_Task directions:_
Show all lines from the listing below that contain "with".

_Data section:_
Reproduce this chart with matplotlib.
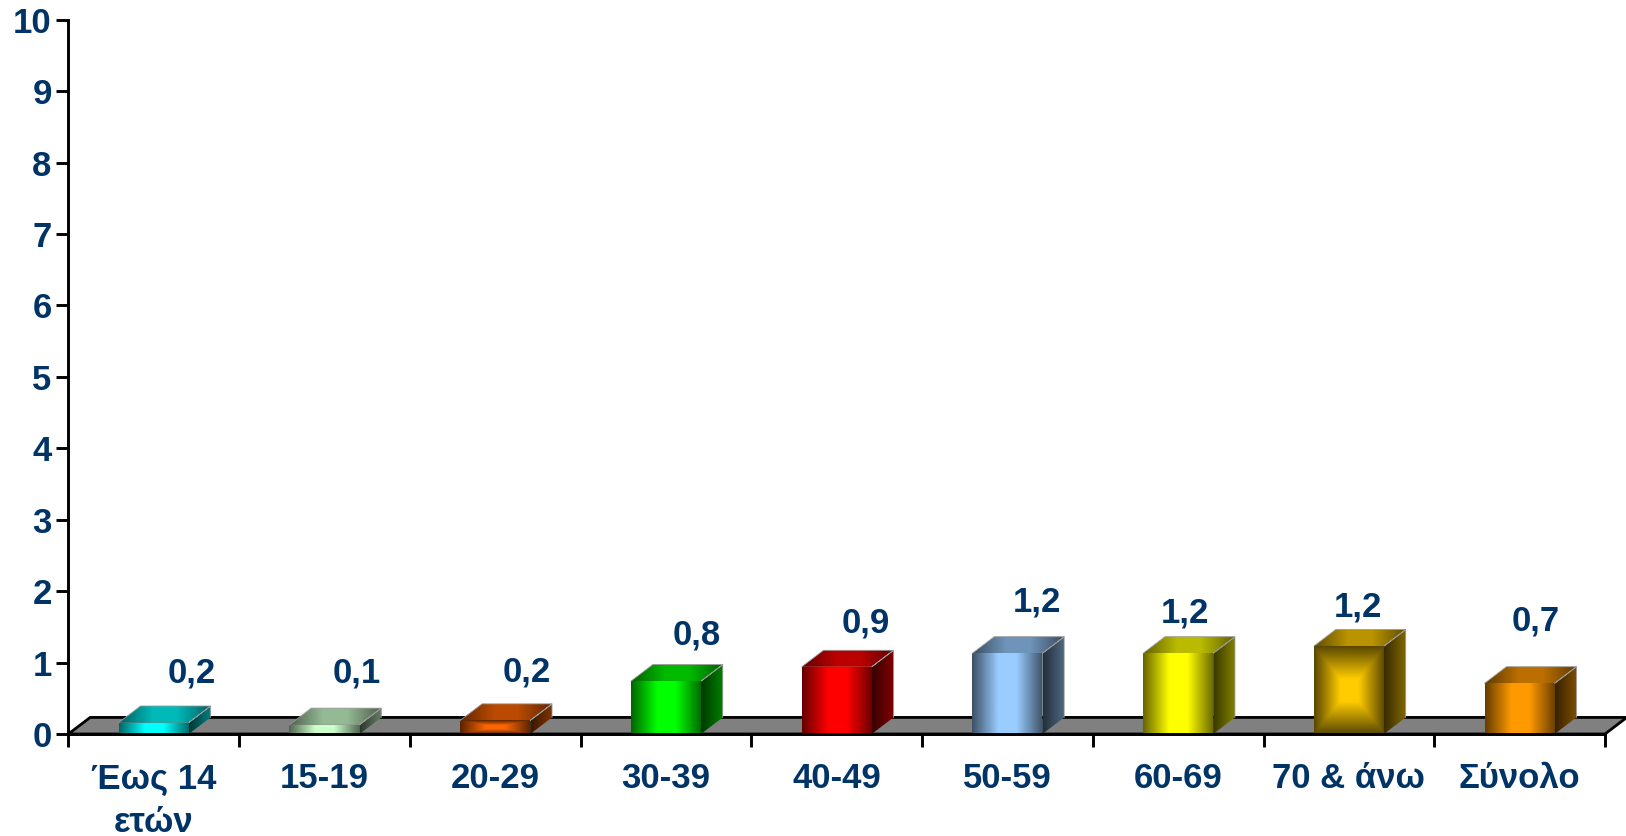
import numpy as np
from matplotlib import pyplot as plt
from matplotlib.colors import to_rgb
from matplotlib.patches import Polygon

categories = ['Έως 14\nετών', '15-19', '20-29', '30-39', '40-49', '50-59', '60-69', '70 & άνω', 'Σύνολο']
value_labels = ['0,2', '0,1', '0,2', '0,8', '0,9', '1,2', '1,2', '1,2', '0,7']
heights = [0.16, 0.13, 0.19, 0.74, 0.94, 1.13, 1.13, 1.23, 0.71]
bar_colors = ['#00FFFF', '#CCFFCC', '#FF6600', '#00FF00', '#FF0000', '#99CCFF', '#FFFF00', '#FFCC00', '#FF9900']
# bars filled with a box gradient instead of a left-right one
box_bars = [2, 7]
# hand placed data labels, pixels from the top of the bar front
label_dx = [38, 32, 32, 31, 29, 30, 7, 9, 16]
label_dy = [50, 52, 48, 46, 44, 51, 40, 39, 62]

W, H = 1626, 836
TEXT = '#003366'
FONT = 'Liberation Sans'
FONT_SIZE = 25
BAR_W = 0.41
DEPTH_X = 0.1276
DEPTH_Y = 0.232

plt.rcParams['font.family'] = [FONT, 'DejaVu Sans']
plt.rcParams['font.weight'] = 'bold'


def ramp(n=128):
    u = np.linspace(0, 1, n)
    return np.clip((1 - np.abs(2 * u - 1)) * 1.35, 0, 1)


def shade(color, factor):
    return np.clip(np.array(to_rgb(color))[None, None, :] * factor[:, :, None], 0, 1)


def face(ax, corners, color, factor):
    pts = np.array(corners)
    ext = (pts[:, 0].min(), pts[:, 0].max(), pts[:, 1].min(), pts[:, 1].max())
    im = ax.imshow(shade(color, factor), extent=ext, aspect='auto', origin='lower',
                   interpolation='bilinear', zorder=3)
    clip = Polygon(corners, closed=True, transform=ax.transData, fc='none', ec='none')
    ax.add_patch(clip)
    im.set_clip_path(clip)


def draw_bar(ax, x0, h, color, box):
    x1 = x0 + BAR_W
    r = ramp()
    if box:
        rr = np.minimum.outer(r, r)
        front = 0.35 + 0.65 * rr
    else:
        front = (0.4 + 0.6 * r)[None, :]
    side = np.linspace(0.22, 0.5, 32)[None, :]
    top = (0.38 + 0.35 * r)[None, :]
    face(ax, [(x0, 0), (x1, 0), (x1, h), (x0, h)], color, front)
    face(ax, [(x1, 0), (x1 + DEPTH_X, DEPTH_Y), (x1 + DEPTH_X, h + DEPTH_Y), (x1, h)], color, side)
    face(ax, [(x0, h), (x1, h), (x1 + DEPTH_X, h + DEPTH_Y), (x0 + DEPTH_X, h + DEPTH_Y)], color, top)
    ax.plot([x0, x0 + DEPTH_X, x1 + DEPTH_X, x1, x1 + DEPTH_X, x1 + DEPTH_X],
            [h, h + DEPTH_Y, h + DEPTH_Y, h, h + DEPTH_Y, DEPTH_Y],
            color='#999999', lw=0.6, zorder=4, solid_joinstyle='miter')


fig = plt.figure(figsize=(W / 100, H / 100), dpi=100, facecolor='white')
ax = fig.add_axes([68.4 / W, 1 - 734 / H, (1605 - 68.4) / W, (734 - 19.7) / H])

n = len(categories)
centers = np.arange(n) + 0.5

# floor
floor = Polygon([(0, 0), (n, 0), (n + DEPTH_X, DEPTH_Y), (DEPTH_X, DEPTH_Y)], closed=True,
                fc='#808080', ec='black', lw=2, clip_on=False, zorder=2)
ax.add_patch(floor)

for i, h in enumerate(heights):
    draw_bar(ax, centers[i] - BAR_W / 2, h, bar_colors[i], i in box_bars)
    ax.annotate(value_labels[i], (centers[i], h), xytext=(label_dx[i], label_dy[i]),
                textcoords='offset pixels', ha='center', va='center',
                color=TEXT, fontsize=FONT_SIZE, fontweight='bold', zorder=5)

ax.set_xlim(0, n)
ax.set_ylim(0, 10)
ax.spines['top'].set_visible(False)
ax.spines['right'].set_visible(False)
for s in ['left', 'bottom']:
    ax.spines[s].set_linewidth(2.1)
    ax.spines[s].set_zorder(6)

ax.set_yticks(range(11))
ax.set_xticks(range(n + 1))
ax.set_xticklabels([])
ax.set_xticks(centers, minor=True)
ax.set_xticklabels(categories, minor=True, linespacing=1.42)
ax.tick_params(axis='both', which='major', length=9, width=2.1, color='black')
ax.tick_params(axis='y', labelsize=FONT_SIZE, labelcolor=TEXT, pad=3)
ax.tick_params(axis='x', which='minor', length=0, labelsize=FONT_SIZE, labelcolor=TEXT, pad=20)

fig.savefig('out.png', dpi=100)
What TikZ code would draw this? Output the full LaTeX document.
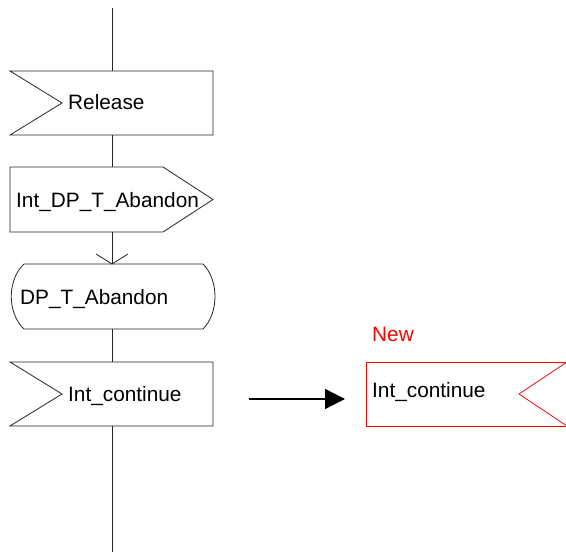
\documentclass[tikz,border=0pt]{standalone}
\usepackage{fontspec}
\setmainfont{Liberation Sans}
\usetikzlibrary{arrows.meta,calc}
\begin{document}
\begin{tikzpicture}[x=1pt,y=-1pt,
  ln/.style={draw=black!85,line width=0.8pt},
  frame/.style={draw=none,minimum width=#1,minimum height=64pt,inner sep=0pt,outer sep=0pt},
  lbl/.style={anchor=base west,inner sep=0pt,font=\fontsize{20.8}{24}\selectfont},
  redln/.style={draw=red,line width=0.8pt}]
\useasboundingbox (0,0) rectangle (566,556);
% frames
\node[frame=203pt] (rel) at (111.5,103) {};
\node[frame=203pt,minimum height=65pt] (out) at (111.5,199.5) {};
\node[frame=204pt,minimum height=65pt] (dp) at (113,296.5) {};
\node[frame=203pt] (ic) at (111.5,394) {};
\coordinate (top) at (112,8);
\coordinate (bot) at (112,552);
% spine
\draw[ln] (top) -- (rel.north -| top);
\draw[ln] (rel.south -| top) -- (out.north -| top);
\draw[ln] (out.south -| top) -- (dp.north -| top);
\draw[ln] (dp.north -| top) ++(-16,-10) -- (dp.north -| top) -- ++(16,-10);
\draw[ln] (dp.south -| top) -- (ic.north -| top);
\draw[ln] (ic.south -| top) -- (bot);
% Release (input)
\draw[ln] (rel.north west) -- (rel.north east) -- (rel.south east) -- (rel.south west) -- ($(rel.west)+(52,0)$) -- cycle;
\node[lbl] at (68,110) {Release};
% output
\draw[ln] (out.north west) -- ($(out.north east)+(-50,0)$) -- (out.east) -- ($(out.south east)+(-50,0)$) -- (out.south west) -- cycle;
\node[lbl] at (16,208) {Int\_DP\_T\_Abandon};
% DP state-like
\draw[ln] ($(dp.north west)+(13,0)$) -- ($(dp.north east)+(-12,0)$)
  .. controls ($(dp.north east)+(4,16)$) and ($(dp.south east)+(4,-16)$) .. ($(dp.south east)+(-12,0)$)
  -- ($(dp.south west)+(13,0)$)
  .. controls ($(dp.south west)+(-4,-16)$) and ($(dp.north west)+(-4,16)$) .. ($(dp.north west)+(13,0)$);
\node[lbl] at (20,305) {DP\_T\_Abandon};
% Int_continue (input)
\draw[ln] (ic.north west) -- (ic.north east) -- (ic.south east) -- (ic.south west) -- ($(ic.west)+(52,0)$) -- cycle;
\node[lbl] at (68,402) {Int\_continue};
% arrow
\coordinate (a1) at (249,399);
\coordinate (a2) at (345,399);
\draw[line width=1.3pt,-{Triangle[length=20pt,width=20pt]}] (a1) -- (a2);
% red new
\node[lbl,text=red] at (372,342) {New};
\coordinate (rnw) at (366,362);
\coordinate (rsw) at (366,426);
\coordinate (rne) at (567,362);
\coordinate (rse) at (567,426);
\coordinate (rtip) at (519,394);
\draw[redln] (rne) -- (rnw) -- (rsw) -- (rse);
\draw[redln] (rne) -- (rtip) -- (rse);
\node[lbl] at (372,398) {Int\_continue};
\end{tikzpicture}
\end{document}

_Exercise answer:_
Reproduce this chart with matplotlib.
# bars filled with a box gradient instead of a left-right one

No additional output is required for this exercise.